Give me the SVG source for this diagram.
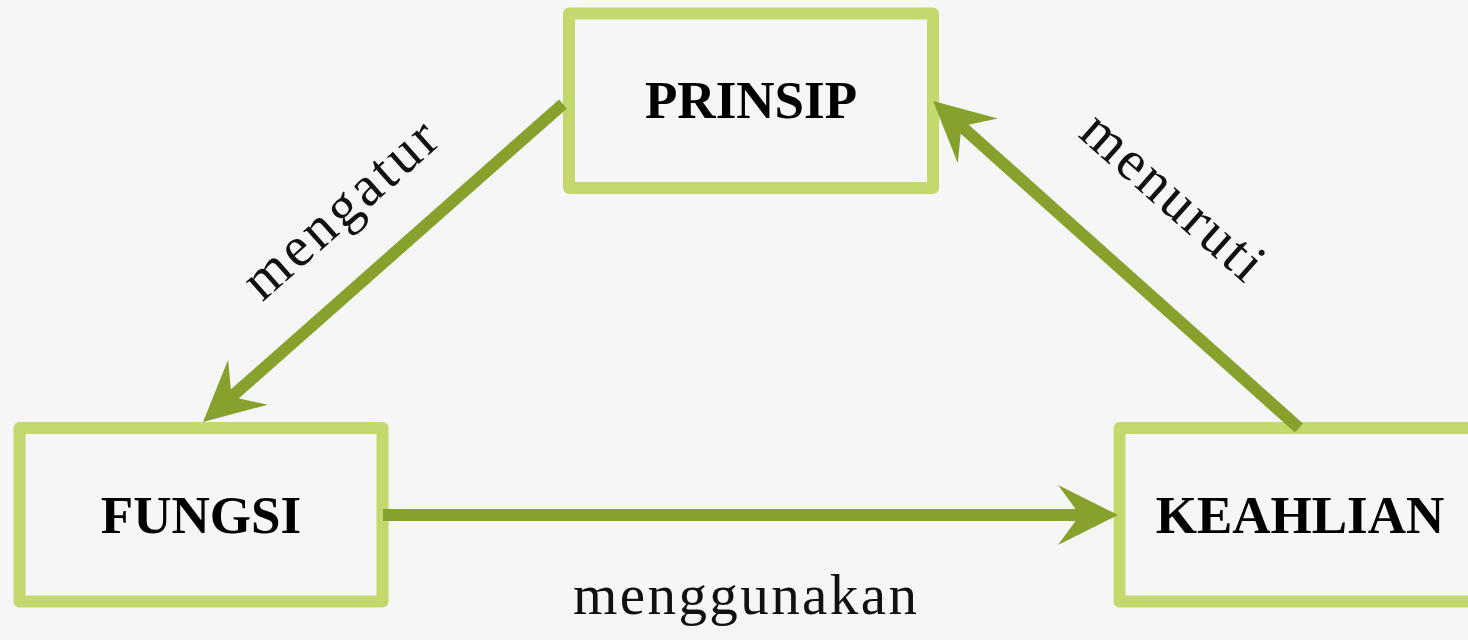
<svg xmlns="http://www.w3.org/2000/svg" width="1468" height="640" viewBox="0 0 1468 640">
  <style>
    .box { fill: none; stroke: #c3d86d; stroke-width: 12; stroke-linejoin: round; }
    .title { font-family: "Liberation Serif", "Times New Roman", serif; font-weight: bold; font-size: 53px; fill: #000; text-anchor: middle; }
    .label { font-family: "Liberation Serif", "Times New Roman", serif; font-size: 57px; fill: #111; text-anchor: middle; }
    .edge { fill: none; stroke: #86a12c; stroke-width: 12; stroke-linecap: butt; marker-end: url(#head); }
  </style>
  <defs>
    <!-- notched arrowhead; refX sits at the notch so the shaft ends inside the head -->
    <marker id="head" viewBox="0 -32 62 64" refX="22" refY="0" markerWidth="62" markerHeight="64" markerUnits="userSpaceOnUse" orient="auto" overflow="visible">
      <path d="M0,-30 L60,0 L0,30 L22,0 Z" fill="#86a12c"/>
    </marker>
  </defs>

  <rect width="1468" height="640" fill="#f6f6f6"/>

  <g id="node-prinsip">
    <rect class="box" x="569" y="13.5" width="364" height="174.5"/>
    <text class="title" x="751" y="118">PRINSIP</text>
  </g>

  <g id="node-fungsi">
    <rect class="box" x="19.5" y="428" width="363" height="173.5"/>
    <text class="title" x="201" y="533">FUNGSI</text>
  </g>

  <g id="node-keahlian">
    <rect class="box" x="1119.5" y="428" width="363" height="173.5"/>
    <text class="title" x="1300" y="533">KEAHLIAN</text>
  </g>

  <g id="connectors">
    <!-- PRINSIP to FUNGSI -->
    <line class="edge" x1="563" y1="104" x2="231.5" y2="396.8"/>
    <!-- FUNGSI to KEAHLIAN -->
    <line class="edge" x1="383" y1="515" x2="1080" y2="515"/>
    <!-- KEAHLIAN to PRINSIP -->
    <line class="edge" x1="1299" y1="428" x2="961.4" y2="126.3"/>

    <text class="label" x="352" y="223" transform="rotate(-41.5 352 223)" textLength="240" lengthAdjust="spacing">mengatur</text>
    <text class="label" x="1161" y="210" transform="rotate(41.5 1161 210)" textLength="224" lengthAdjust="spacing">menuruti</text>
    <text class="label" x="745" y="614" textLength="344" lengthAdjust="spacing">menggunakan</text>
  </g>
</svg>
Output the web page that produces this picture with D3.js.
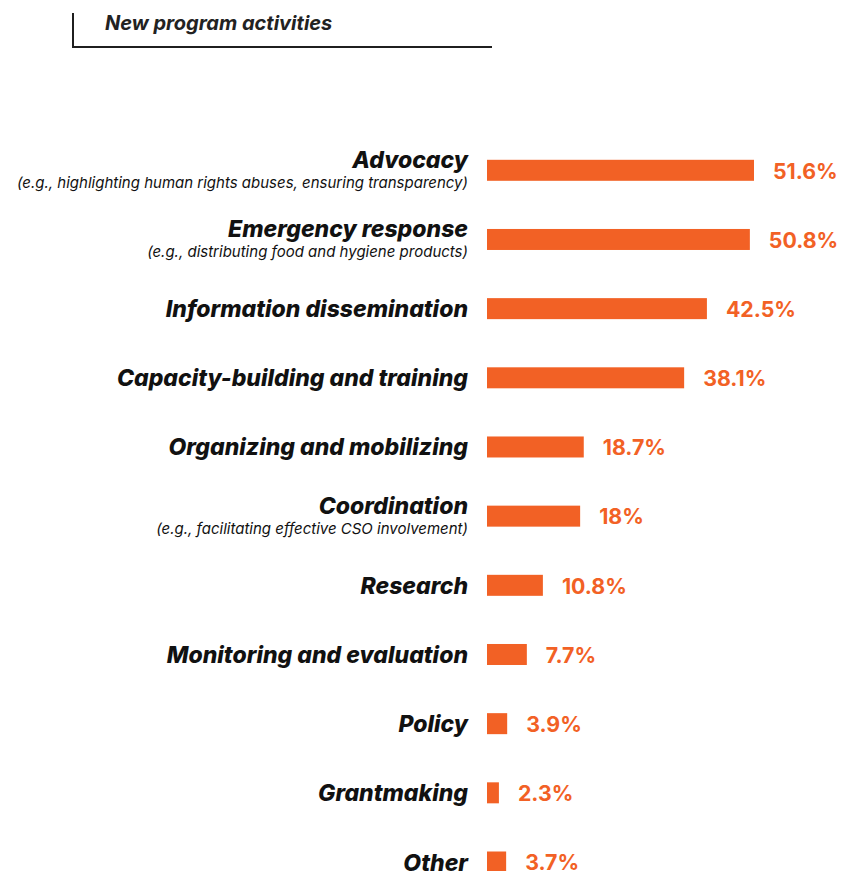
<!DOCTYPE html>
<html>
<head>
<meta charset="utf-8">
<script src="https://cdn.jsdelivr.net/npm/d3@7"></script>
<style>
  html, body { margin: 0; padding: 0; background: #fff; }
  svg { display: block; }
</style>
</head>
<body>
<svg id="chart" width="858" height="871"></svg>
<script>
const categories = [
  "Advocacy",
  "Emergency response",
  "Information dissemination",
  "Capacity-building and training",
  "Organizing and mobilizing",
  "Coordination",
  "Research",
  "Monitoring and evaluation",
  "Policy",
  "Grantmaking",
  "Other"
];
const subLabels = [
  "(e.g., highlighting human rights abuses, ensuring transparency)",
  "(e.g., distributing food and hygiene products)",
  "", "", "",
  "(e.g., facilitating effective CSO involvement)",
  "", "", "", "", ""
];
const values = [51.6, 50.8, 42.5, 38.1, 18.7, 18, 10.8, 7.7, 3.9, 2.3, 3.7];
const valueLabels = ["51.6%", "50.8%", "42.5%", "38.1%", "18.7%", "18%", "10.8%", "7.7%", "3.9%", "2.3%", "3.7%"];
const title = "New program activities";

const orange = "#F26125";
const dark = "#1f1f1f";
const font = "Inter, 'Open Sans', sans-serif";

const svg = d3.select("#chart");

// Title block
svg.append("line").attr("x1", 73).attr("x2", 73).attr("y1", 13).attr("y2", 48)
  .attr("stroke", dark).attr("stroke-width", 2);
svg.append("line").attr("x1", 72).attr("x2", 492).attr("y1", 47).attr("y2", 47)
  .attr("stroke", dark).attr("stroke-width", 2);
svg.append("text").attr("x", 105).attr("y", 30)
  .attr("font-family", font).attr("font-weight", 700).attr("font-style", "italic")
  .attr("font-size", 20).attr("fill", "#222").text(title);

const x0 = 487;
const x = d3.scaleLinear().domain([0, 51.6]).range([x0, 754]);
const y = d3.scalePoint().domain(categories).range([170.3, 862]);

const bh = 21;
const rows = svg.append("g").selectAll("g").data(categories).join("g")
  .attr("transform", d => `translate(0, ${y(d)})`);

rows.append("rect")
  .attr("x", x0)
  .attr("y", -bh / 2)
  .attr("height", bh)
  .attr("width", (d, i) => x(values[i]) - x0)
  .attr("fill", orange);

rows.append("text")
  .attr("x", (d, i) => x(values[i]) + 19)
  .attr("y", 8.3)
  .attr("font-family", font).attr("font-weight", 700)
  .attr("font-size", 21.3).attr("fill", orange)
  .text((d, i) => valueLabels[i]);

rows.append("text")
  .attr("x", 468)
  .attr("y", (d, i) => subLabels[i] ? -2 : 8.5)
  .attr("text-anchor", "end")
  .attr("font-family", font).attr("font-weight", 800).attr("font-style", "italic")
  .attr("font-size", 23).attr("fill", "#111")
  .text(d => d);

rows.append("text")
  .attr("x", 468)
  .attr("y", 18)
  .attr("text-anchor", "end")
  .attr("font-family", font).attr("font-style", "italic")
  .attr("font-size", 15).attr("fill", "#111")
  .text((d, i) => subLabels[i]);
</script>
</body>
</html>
----
Short problem - Quote only the lines running from the line with "Output the web" to the line with "y = d3.scalePoint().domain(categories).range([170.3, 862]);", ends included, exactly as they appear and without the pictures.

The output -
Output the web page that produces this picture with D3.js.
<!DOCTYPE html>
<html>
<head>
<meta charset="utf-8">
<script src="https://cdn.jsdelivr.net/npm/d3@7"></script>
<style>
  html, body { margin: 0; padding: 0; background: #fff; }
  svg { display: block; }
</style>
</head>
<body>
<svg id="chart" width="858" height="871"></svg>
<script>
const categories = [
  "Advocacy",
  "Emergency response",
  "Information dissemination",
  "Capacity-building and training",
  "Organizing and mobilizing",
  "Coordination",
  "Research",
  "Monitoring and evaluation",
  "Policy",
  "Grantmaking",
  "Other"
];
const subLabels = [
  "(e.g., highlighting human rights abuses, ensuring transparency)",
  "(e.g., distributing food and hygiene products)",
  "", "", "",
  "(e.g., facilitating effective CSO involvement)",
  "", "", "", "", ""
];
const values = [51.6, 50.8, 42.5, 38.1, 18.7, 18, 10.8, 7.7, 3.9, 2.3, 3.7];
const valueLabels = ["51.6%", "50.8%", "42.5%", "38.1%", "18.7%", "18%", "10.8%", "7.7%", "3.9%", "2.3%", "3.7%"];
const title = "New program activities";

const orange = "#F26125";
const dark = "#1f1f1f";
const font = "Inter, 'Open Sans', sans-serif";

const svg = d3.select("#chart");

// Title block
svg.append("line").attr("x1", 73).attr("x2", 73).attr("y1", 13).attr("y2", 48)
  .attr("stroke", dark).attr("stroke-width", 2);
svg.append("line").attr("x1", 72).attr("x2", 492).attr("y1", 47).attr("y2", 47)
  .attr("stroke", dark).attr("stroke-width", 2);
svg.append("text").attr("x", 105).attr("y", 30)
  .attr("font-family", font).attr("font-weight", 700).attr("font-style", "italic")
  .attr("font-size", 20).attr("fill", "#222").text(title);

const x0 = 487;
const x = d3.scaleLinear().domain([0, 51.6]).range([x0, 754]);
const y = d3.scalePoint().domain(categories).range([170.3, 862]);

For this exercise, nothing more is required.